Dataset excerpt

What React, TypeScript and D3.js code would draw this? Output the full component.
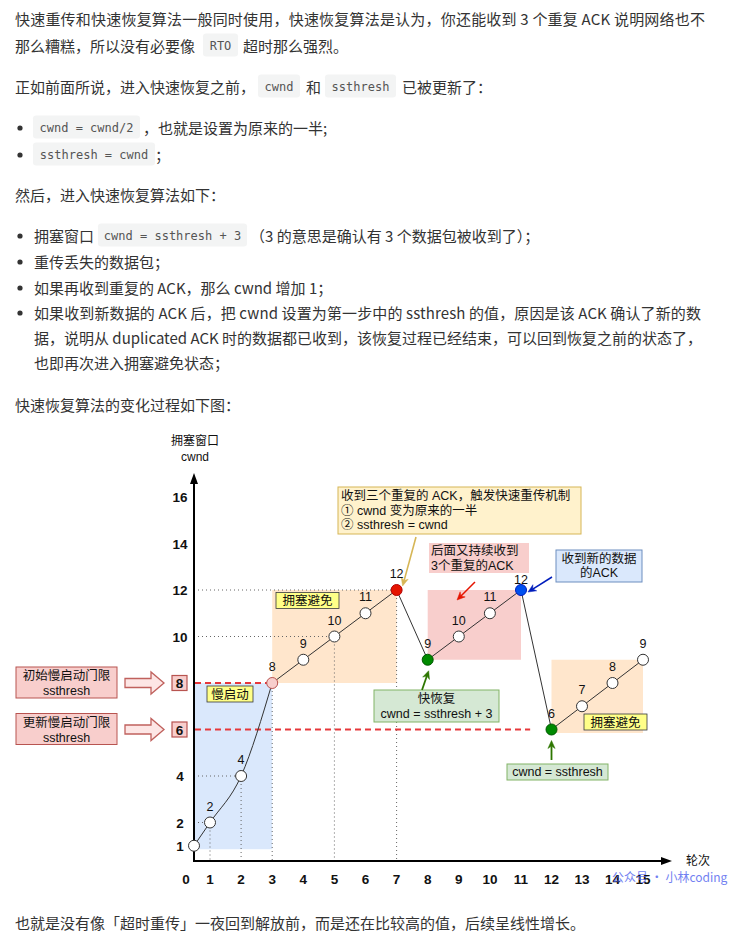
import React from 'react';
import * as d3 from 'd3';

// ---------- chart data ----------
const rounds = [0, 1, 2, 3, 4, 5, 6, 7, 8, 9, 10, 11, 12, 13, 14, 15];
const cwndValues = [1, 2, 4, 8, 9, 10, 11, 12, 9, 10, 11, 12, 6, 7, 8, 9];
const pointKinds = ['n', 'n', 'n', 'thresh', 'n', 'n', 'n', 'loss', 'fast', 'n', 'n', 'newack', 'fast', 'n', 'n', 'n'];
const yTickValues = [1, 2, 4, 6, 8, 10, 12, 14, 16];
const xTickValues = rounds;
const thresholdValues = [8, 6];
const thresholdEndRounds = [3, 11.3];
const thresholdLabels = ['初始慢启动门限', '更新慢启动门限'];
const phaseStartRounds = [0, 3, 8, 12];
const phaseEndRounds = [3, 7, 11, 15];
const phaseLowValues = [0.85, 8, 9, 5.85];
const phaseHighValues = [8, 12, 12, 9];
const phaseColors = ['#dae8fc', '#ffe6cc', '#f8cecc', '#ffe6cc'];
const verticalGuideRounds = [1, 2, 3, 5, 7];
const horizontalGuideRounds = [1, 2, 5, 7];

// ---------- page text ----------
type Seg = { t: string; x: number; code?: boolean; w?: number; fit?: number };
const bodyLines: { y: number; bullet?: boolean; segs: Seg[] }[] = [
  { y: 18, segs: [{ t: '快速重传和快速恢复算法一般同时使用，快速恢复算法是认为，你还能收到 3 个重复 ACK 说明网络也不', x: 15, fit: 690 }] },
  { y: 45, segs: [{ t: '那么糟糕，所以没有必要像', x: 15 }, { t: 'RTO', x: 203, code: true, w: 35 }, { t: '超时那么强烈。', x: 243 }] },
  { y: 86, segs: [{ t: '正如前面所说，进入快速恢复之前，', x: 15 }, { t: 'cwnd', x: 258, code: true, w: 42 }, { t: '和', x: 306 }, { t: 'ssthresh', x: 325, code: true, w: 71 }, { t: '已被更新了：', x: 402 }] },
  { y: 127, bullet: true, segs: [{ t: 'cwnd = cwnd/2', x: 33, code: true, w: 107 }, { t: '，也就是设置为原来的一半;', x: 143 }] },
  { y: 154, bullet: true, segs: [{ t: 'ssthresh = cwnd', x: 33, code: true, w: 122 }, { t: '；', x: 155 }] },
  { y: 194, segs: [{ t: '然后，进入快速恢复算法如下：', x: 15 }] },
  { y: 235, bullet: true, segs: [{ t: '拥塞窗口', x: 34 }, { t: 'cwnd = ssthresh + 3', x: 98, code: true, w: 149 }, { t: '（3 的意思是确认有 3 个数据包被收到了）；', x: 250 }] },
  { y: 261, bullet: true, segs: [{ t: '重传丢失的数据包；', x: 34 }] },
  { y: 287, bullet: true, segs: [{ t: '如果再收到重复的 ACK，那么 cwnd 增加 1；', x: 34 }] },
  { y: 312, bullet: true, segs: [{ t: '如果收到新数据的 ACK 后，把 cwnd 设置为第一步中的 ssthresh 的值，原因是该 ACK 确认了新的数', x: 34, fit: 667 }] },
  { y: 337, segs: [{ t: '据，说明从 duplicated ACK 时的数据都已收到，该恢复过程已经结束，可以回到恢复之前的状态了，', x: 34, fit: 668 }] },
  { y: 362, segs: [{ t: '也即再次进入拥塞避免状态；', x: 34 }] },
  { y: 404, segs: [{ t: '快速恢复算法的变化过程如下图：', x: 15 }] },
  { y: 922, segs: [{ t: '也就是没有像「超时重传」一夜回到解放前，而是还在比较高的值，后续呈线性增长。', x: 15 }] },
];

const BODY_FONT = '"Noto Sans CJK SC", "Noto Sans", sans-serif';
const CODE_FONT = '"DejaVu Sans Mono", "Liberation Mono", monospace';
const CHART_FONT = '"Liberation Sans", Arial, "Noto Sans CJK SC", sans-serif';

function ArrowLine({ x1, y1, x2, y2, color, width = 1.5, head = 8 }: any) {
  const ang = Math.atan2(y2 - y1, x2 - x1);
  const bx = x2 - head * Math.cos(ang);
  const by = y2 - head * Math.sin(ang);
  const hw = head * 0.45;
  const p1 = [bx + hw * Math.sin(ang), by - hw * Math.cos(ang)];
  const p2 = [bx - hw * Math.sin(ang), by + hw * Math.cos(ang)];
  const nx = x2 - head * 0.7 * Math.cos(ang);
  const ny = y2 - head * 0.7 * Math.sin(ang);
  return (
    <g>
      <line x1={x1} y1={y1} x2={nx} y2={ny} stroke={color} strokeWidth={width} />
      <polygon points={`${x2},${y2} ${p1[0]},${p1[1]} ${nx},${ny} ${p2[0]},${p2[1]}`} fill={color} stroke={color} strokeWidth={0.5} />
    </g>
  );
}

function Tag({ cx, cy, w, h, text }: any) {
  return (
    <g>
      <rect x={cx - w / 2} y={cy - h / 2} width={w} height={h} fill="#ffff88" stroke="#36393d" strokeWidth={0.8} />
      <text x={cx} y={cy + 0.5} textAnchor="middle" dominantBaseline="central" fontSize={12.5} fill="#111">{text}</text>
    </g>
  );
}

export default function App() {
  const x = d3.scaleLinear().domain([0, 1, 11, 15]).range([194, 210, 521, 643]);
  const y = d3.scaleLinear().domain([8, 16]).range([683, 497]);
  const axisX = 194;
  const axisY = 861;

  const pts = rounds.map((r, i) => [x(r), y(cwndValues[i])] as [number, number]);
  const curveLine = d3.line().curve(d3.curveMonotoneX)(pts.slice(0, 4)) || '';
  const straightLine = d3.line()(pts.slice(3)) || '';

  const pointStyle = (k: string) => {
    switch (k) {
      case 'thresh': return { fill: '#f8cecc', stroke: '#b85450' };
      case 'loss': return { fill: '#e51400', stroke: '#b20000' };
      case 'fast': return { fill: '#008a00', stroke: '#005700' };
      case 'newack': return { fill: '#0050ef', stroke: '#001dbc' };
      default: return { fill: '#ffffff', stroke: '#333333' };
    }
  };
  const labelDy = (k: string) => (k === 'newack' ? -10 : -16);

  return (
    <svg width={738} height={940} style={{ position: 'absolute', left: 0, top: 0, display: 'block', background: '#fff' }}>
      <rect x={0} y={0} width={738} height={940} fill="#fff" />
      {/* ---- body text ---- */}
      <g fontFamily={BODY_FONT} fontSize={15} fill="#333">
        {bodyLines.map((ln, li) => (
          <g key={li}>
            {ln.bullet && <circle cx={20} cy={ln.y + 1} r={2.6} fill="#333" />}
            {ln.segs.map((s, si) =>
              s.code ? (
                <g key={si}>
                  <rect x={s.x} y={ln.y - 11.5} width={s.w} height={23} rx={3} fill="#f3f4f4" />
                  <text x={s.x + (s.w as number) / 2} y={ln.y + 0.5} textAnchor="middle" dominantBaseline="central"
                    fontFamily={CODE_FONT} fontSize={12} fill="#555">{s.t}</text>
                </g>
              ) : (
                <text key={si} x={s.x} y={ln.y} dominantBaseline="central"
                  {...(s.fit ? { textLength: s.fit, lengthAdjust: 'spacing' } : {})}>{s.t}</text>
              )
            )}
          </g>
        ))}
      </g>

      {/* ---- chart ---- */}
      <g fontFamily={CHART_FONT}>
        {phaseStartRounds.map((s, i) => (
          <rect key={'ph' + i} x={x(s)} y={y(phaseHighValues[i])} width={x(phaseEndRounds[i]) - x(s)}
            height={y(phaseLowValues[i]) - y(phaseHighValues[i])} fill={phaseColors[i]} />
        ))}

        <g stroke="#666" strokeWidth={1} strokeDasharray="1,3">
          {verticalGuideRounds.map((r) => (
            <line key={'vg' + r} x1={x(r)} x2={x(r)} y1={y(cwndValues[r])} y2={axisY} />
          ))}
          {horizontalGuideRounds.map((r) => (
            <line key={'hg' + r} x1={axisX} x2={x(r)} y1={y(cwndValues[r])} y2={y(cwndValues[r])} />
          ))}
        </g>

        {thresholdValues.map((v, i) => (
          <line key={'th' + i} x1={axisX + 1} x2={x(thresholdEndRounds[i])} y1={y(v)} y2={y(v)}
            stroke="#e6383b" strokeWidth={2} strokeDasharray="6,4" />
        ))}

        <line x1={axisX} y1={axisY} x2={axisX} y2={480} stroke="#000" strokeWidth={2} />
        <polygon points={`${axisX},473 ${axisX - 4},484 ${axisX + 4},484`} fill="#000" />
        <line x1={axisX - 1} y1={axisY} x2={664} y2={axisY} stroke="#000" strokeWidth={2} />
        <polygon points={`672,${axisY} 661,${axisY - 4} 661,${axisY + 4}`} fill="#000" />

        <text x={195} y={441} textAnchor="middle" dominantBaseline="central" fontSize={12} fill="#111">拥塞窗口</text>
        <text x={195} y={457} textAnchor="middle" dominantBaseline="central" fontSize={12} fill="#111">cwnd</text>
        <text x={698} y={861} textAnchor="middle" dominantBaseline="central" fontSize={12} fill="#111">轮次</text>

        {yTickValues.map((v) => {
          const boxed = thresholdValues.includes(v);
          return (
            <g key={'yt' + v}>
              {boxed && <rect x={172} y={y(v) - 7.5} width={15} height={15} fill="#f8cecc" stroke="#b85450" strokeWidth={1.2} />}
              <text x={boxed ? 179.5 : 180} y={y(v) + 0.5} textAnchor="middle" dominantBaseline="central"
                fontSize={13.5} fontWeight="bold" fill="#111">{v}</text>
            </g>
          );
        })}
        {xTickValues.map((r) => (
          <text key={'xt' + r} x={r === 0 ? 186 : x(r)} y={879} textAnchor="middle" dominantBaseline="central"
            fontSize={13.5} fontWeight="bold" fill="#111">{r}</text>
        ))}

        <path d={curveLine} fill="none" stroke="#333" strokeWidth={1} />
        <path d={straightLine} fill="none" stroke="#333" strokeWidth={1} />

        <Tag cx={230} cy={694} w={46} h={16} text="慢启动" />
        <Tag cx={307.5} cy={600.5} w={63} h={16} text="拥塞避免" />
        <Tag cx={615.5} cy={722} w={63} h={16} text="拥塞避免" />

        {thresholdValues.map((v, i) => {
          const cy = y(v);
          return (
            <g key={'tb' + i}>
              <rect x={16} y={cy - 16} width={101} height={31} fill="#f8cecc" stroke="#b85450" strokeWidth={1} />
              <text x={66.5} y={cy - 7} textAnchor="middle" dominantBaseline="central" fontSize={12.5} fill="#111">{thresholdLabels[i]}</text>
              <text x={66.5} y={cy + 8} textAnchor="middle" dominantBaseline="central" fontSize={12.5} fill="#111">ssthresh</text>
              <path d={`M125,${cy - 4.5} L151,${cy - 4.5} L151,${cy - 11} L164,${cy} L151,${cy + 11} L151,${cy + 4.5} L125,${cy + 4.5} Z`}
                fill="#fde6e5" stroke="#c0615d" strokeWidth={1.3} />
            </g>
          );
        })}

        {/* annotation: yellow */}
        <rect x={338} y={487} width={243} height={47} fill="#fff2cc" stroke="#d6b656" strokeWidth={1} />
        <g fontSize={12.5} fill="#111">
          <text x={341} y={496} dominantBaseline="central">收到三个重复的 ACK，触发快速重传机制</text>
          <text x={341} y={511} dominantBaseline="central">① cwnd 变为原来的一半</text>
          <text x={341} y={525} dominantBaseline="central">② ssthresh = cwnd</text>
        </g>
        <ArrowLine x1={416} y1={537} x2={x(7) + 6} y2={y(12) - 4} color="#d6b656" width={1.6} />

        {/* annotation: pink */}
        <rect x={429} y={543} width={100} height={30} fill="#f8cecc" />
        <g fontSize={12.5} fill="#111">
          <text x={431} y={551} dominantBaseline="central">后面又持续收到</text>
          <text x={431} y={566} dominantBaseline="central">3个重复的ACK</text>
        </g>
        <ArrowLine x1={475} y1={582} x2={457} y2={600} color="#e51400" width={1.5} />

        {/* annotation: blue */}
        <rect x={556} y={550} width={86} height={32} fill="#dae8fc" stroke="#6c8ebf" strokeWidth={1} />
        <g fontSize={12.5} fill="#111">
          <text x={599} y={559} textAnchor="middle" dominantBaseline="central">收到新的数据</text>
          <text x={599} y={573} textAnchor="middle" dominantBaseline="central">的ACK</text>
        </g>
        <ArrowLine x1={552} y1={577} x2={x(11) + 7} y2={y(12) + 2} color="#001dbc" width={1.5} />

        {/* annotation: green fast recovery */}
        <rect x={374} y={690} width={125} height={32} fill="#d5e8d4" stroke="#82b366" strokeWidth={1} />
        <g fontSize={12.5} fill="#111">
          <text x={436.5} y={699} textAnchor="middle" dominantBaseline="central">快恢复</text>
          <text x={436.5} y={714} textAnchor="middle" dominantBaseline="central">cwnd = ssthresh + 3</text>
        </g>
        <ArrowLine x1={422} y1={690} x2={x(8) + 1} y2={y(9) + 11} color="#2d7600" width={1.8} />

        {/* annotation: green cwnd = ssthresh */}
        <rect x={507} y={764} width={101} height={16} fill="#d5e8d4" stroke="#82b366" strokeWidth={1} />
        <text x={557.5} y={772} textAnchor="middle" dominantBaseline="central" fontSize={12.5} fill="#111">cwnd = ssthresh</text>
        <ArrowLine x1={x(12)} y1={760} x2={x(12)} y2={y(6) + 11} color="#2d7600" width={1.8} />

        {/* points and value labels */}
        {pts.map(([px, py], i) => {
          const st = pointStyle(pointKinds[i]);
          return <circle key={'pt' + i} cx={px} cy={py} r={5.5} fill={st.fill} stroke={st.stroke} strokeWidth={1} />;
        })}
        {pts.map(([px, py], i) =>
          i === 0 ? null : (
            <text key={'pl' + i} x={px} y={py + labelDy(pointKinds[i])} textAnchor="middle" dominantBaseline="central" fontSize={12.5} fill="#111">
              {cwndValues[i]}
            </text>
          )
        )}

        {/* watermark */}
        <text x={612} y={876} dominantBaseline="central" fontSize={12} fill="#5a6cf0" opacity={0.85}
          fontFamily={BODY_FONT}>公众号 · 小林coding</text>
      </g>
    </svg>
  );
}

What the task asks
Pictures are excluded; extract exactly the lines from the start of the data through the line that holds "import * as d3 from 'd3';", both ends included.

Correct response
What React, TypeScript and D3.js code would draw this? Output the full component.
import React from 'react';
import * as d3 from 'd3';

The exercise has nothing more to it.